*Objective*.
Answer with nothing except the number of lines that contain the word "this".

*Extracted data entries*.
━━━━━━

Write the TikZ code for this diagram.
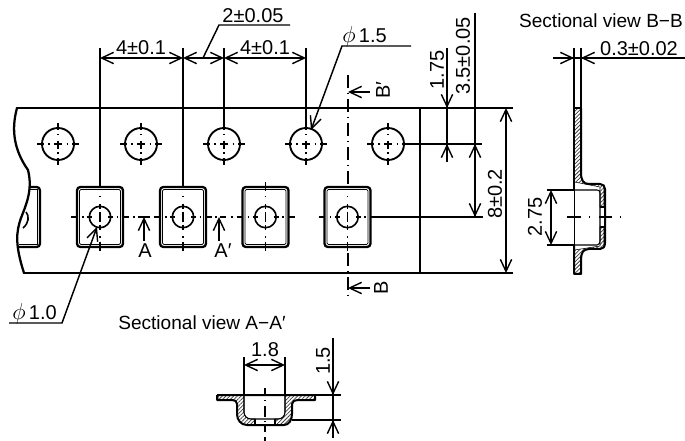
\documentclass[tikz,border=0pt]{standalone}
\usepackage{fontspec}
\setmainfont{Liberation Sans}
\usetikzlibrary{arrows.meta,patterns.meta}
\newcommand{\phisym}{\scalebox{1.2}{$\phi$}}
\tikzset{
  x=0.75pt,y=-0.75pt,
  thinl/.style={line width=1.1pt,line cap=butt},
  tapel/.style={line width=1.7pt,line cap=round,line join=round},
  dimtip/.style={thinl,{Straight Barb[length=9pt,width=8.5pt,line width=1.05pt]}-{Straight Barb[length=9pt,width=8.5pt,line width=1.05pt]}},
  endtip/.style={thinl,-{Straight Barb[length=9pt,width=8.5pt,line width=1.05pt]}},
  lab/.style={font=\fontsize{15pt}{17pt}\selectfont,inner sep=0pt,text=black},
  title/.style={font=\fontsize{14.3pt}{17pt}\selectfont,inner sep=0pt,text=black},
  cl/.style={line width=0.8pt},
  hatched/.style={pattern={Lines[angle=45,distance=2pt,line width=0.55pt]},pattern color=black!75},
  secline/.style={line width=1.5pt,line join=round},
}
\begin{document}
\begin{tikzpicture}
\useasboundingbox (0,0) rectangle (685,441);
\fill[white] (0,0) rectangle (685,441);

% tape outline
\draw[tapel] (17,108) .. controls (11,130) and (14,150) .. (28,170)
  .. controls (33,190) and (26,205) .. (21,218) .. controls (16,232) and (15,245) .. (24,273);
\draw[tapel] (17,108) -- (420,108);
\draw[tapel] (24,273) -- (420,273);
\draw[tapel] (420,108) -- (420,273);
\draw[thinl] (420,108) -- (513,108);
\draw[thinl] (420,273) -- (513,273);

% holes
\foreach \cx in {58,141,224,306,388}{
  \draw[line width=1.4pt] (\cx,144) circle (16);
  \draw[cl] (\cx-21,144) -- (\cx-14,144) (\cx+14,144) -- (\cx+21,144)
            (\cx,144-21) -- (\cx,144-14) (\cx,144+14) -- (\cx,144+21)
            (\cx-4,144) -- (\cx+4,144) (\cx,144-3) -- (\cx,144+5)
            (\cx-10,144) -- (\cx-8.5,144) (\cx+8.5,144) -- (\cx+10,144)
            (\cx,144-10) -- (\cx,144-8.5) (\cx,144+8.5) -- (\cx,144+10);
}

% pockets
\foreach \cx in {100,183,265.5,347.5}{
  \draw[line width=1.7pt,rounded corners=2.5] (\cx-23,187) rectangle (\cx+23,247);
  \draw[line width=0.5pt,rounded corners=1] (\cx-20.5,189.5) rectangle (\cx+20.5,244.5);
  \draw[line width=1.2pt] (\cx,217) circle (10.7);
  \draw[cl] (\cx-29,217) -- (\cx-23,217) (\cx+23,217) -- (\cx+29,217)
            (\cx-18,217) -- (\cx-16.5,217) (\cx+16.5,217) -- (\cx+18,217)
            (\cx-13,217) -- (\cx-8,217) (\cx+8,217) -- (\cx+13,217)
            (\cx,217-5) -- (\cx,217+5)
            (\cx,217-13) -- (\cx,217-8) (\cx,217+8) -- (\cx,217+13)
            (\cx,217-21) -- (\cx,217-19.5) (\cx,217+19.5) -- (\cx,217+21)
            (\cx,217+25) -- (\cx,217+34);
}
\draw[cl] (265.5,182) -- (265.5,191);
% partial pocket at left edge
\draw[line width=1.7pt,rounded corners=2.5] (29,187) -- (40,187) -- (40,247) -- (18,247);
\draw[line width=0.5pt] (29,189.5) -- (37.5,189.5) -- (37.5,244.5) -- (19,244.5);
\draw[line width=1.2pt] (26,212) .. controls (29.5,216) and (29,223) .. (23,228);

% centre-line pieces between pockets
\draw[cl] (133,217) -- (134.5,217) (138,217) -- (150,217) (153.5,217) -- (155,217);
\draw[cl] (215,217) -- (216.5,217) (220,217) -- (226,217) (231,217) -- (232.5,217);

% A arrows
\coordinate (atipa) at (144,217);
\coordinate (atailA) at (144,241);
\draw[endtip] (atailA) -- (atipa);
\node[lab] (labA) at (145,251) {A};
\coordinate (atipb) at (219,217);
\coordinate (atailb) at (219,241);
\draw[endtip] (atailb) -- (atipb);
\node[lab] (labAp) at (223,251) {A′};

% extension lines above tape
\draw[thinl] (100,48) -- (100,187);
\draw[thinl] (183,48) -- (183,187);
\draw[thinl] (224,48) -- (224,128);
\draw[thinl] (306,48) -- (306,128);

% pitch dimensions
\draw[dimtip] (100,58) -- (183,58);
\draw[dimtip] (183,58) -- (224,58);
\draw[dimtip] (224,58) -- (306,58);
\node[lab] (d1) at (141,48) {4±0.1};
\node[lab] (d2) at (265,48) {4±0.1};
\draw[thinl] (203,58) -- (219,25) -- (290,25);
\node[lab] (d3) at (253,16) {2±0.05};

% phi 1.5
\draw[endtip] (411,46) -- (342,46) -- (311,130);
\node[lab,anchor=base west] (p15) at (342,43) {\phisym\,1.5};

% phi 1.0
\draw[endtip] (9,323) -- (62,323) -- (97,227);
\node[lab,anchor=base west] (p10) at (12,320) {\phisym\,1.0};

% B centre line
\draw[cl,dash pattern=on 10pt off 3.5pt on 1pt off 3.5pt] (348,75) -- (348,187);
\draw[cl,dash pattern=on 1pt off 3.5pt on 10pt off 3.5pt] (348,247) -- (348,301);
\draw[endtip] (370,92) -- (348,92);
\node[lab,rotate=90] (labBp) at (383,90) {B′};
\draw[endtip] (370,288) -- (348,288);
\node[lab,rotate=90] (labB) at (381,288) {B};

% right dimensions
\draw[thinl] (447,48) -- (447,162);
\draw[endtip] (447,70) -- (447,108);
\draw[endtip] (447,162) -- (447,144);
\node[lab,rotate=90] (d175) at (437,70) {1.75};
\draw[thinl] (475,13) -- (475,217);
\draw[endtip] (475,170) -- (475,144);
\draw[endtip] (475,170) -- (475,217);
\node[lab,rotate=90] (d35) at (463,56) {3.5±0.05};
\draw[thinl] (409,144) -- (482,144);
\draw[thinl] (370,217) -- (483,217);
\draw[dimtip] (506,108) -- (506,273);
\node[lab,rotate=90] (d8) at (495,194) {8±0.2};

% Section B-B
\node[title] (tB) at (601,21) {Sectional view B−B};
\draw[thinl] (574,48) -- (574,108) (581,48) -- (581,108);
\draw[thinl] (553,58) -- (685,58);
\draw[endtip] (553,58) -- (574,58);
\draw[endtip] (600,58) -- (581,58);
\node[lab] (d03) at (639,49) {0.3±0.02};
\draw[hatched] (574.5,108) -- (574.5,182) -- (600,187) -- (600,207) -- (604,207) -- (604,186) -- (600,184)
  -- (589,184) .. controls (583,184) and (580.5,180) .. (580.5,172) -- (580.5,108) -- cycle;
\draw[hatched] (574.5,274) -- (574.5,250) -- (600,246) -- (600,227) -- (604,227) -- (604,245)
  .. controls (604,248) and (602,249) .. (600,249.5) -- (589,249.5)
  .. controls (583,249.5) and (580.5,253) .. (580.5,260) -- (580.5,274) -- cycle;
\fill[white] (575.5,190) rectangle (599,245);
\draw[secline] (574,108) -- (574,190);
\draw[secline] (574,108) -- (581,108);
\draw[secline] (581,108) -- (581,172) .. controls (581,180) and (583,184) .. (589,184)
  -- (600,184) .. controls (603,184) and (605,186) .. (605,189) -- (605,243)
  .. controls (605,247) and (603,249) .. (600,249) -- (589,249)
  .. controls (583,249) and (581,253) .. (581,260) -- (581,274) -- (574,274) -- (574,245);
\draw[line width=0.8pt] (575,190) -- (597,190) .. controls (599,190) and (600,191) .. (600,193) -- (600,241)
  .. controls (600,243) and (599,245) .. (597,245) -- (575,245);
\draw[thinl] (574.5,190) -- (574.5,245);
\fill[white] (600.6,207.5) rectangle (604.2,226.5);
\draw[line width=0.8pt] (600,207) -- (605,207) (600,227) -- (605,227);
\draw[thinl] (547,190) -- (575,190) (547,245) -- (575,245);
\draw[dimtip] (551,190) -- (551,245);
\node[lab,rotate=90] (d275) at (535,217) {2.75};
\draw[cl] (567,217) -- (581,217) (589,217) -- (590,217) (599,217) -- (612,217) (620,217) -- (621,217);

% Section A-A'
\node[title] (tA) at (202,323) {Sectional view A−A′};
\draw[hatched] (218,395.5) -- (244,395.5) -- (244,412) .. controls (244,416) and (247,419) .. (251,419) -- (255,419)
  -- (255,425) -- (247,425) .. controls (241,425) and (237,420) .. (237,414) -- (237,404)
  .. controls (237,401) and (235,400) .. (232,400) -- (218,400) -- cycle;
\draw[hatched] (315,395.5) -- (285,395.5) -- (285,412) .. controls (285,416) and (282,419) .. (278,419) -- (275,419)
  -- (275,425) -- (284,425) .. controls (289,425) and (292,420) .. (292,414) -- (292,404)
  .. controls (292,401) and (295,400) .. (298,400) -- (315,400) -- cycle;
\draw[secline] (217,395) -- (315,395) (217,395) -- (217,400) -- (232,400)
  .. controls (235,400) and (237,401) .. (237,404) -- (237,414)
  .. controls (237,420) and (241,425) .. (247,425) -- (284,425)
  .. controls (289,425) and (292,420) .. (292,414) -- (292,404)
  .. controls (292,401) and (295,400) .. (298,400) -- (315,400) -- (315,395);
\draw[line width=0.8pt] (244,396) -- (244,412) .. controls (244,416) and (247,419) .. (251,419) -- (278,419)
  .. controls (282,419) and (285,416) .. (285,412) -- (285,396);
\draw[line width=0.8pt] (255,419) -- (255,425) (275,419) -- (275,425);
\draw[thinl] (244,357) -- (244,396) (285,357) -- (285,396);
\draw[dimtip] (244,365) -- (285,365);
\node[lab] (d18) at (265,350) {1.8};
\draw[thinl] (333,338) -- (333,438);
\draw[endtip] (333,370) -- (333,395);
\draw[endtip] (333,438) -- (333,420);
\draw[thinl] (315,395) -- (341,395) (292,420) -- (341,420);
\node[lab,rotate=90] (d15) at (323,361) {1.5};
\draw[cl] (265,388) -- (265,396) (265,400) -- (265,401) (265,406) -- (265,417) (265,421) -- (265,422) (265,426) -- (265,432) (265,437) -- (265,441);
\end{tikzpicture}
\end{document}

━━━━━━

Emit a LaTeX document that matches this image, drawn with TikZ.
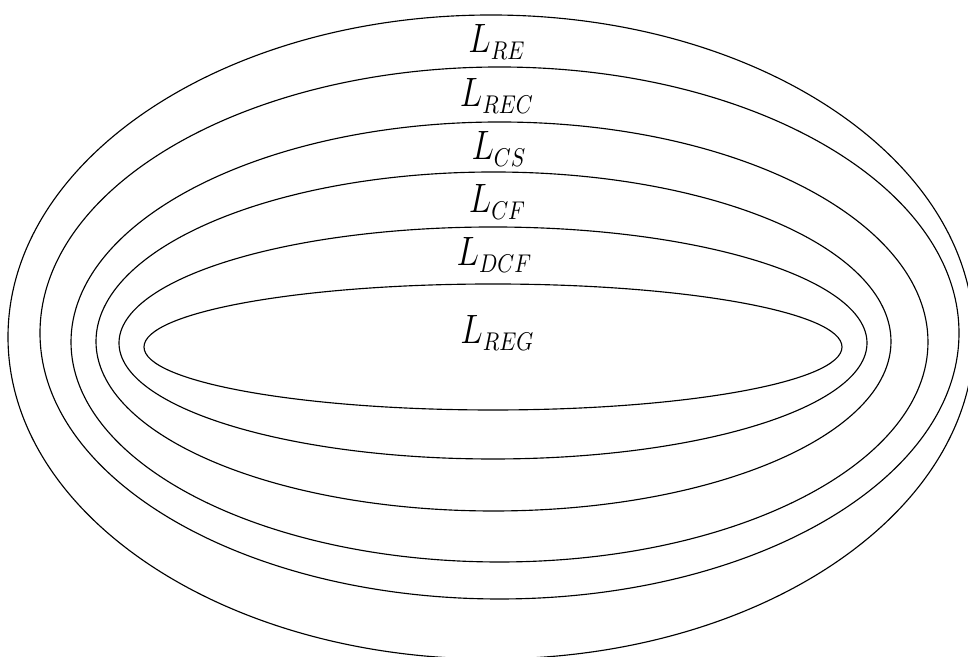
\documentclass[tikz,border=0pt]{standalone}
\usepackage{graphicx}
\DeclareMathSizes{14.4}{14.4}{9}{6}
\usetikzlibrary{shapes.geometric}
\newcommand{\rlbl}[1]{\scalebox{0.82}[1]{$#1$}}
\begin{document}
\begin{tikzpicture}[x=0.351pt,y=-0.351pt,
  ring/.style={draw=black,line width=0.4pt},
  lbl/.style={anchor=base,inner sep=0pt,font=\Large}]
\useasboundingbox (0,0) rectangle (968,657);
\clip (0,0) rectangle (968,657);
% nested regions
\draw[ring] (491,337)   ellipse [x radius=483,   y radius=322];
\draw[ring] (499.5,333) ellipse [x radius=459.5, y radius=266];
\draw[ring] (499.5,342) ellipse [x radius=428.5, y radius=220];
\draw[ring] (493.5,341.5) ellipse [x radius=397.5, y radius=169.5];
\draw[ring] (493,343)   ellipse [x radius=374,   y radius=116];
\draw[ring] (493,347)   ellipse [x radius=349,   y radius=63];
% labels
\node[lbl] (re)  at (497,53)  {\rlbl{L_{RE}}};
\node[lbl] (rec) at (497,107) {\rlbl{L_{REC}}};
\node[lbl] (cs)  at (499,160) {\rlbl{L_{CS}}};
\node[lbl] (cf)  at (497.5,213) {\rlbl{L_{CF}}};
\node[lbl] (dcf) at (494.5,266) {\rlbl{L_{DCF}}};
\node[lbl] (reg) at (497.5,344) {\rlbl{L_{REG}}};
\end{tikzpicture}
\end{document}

━━━━━━

*Expected answer*.
2